Interview: Geena Davis Eloquently Dispels Myths About Gender and Representation in Hollywood
It’s no secret that we here at The Mary Sue respect and admire Geena Davis for her work in bringing gender and diversity to the forefront of conversation. The Geena Davis Institute on Gender in Media provides essential research on things like how much money movies starring women make compared to ones with male leads and consistently disproves arguments against greater representation in Hollywood. That’s why I jumped at the chance to speak to her about said topics during the third annual Bentonville Film Festival.
They say never meet your heroes but in this case, I’m glad I did. She dropped some serious truths about women and people of color in a film that I think more in the industry need to be aware of.
The Mary Sue (Keisha Hatchett): With the Geena Davis Institute for Gender in Media, you essentially started a movement. Does it ever get overwhelming?
Geena Davis: No. I’m the type of person that takes everything too far. I have to choose carefully what I get involved in because I literally go 1000%. With this topic, I didn’t intend to take it this far in the beginning. I noticed when my daughter was a toddler and I started watching little kids stuff with her … it seemed like there’s far more male characters than female characters. As a mother, this makes no sense. Why would we show kids a ’50s version of life in the 21st century? So I just started mentioning it to people and every single person in the industry said, “That’s not true anymore.”
They were very sure about it and very sincere. And then they would name a movie with one female character as proof that gender inequality had been fixed. I was so mystified by this. They evidently think one important female character, might even be the lead, covers women. And so they’re still making things that look like Snow White and the Seven Dwarves. I’m not just talking about Disney, I’m talking about everybody. They’re not realizing how bereft of female presence the worlds that they are creating are.
So that’s why [Geena Davis Institiute] grew and grew. Because I decided I wanted the research so of course, I did the largest study ever done on gender depictions in kids’ TV and movies. We’ve just grown and grown since then. In 2015, [my co-founder Trevor Drinkwater] launched the first Bentonville Film Festival, which added diversity, and is very much about behind the camera because I was focused on on-screen representation. It also deals with onscreen [creators] but [it’s about] who’s the storyteller. How do we get more diversity and inclusion in our storytelling?
TMS: We’ve seen greater diversity with movies like Hidden Figures and Rogue One but there’s still a resistance. How to do push that even further?
Davis: One of the problems is that still, people think the success of movies with diverse characters or female characters is a one-off. As many movies that have come out starring female characters that were gigantic hits … Still people think, “Well, maybe that was just a one-off. Men don’t like to watch movies about women so we should really make everything about men because women will watch whatever but men don’t wanna watch women stories … which is completely not true.
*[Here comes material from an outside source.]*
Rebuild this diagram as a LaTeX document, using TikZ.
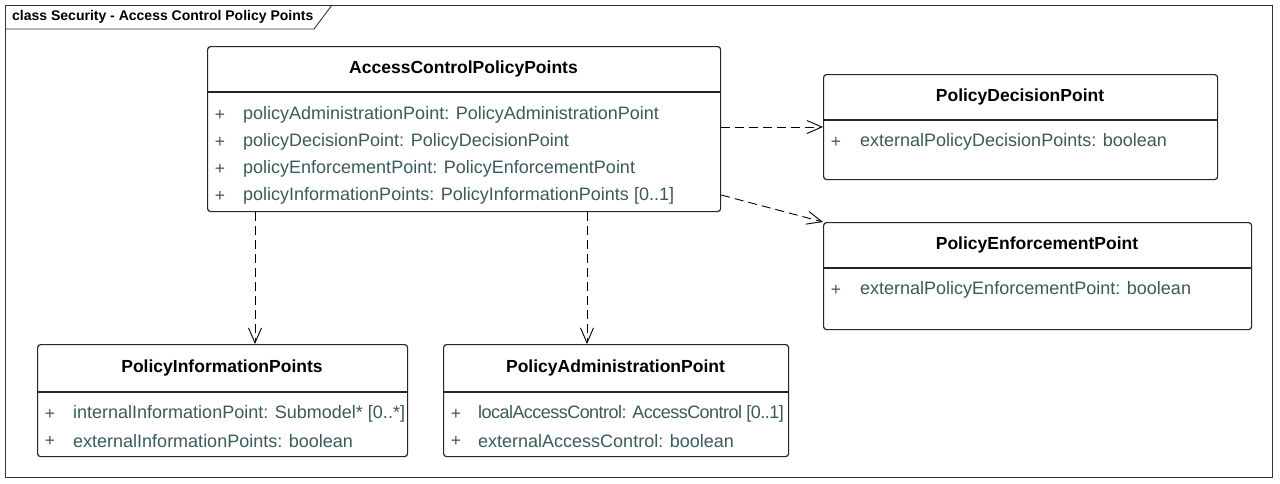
\documentclass[tikz,border=0pt]{standalone}
\usepackage{fontspec}
\setmainfont{Liberation Sans}
\usetikzlibrary{arrows.meta}
\definecolor{attr}{HTML}{3B5A5A}
\tikzset{
  cls/.style={draw=black!85, line width=1.2pt, rounded corners=3pt, fill=white, anchor=north west, inner sep=0pt},
  divider/.style={draw=black!85, line width=1.2pt},
  ttl/.style={font=\fontsize{17.5}{20}\selectfont\bfseries, anchor=center, inner sep=0pt},
  att/.style={font=\fontsize{18}{20}\selectfont, text=attr, anchor=west, inner sep=0pt},
  plus/.style={font=\fontsize{17.5}{20}\selectfont, text=attr, anchor=center, inner sep=0pt},
  dep/.style={draw=black, line width=0.9pt, dash pattern=on 9pt off 5pt, -{Straight Barb[length=15pt,width=13pt,line width=0.9pt]}},
}
\begin{document}
\begin{tikzpicture}[x=1pt,y=-1pt]
\useasboundingbox (0,0) rectangle (1280,483);
% frame
\draw[line width=0.9pt, draw=black!80] (5,5) rectangle (1272,477);
\draw[line width=0.9pt, draw=black!80] (5,29) -- (314,29) -- (332,5);
\node[font=\fontsize{14}{16}\selectfont\bfseries, anchor=west, inner sep=0pt] (frametitle) at (12,16.5) {class Security - Access Control Policy Points};

% AccessControlPolicyPoints
\node[cls, minimum width=513pt, minimum height=165pt] (acpp) at (207,46) {};
\draw[divider] (207,92) -- (720,92);
\node[ttl] (acppt) at (463.5,69) {AccessControlPolicyPoints};
\foreach \y/\t [count=\i] in {115/{policyAdministrationPoint: PolicyAdministrationPoint},142/{policyDecisionPoint: PolicyDecisionPoint},169/{policyEnforcementPoint: PolicyEnforcementPoint},196/{policyInformationPoints: PolicyInformationPoints [0..1]}}{
  \node[plus] (acppp\i) at (220,\y) {+};
  \node[att] (acppa\i) at (243,\y) {\t};
}

% PolicyDecisionPoint
\node[cls, minimum width=394pt, minimum height=105pt] (pdp) at (823,74) {};
\draw[divider] (823,120) -- (1217,120);
\node[ttl] (pdpt) at (1020,97) {PolicyDecisionPoint};
\node[plus] (pdpp1) at (836,142) {+};
\node[att] (pdpa1) at (860,142) {externalPolicyDecisionPoints: boolean};

% PolicyEnforcementPoint
\node[cls, minimum width=428pt, minimum height=107pt] (pep) at (823,222) {};
\draw[divider] (823,268) -- (1251,268);
\node[ttl] (pept) at (1037,245) {PolicyEnforcementPoint};
\node[plus] (pepp1) at (836,290) {+};
\node[att] (pepa1) at (860,290) {externalPolicyEnforcementPoint: boolean};

% PolicyInformationPoints
\node[cls, minimum width=370pt, minimum height=112pt] (pip) at (37,344) {};
\draw[divider] (37,392) -- (407,392);
\node[ttl] (pipt) at (222,368) {PolicyInformationPoints};
\node[plus] (pipp1) at (50,414) {+};
\node[att] (pipa1) at (73,414) {internalInformationPoint: Submodel* [0..*]};
\node[plus] (pipp2) at (50,441) {+};
\node[att] (pipa2) at (73,441) {externalInformationPoints: boolean};

% PolicyAdministrationPoint
\node[cls, minimum width=345pt, minimum height=112pt] (pap) at (443,344) {};
\draw[divider] (443,392) -- (788,392);
\node[ttl] (papt) at (615.5,368) {PolicyAdministrationPoint};
\node[plus] (papp1) at (456,414) {+};
\node[att] (papa1) at (478,414) {\addfontfeature{LetterSpace=-3}localAccessControl: AccessControl [0..1]};
\node[plus] (papp2) at (456,441) {+};
\node[att] (papa2) at (478,441) {externalAccessControl: boolean};

% dependencies
\coordinate (s1) at (acpp.south west -| 255,0);
\coordinate (s2) at (acpp.south west -| 587,0);
\coordinate (s3) at (acpp.east |- 0,127);
\coordinate (s4) at (acpp.east |- 0,195);
\draw[dep] (s1) -- (s1 |- pip.north);
\draw[dep] (s2) -- (s2 |- pap.north);
\draw[dep] (s3) -- (pdp.west |- s3);
\draw[dep] (s4) -- (pep.north west);
\end{tikzpicture}
\end{document}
Research shows that and anecdotally if you look at the success of like Star Wars with a female lead character … I think we need to put that [idea that men don’t want to watch women] to rest. But it still persists and so something like Hidden Figures, we desperately wanna think this changes something. It was a huge success. People are starved for that. [My institute] looked at the top hundred films of 2015 and 2016 and films starring a female made 16% more money at the box office than films starring a male character. And we also know movies with more diversity make more money. So I really feel like this is gonna tip at some point.
TMS: Do you think we’re giving big movies like Marvel’s Avengers more credit than they deserve for their diversity?
Davis: We have a philosophy here at the festival called “Progress versus Perfection” and we feel like we have to applaud steps. Not necessarily tiny little baby steps but if somebody’s making an effort, we say, “Yeah! That’s good! Keep going!” Our whole philosophy is never to shame and blame. It’s all about encouraging. We definitely want to encourage people to go in the right direction. Disney now makes so many movies starring female characters. They make more movies starring a female character than starring a male character … and they’re gigantic hits.
So I think this is all gonna happen and I think it’ll happen on screen much quicker than behind the camera. With on-screen depictions, people didn’t realize how empty of diversity and females their movies were. When you show them the numbers, they’re horrified and willing to do better. But everybody knows the numbers for directors and writers. Everybody knows there are only 4% of female directors. That knowledge doesn’t make people go ‘Oh! We gotta do better!’ so it’s a big problem.
TMS: In honor of A League of Their Own’s 25th anniversary, what’s your favorite scene from the movie?
Davis: I think when I catch the ball with my bare hand. That was fun to do. And I loved how Madonna and Rosie [O’Donnell] acted out that scene. That was funny … All the stuff with me catching the ball in a weird way like doing a split or behind my back.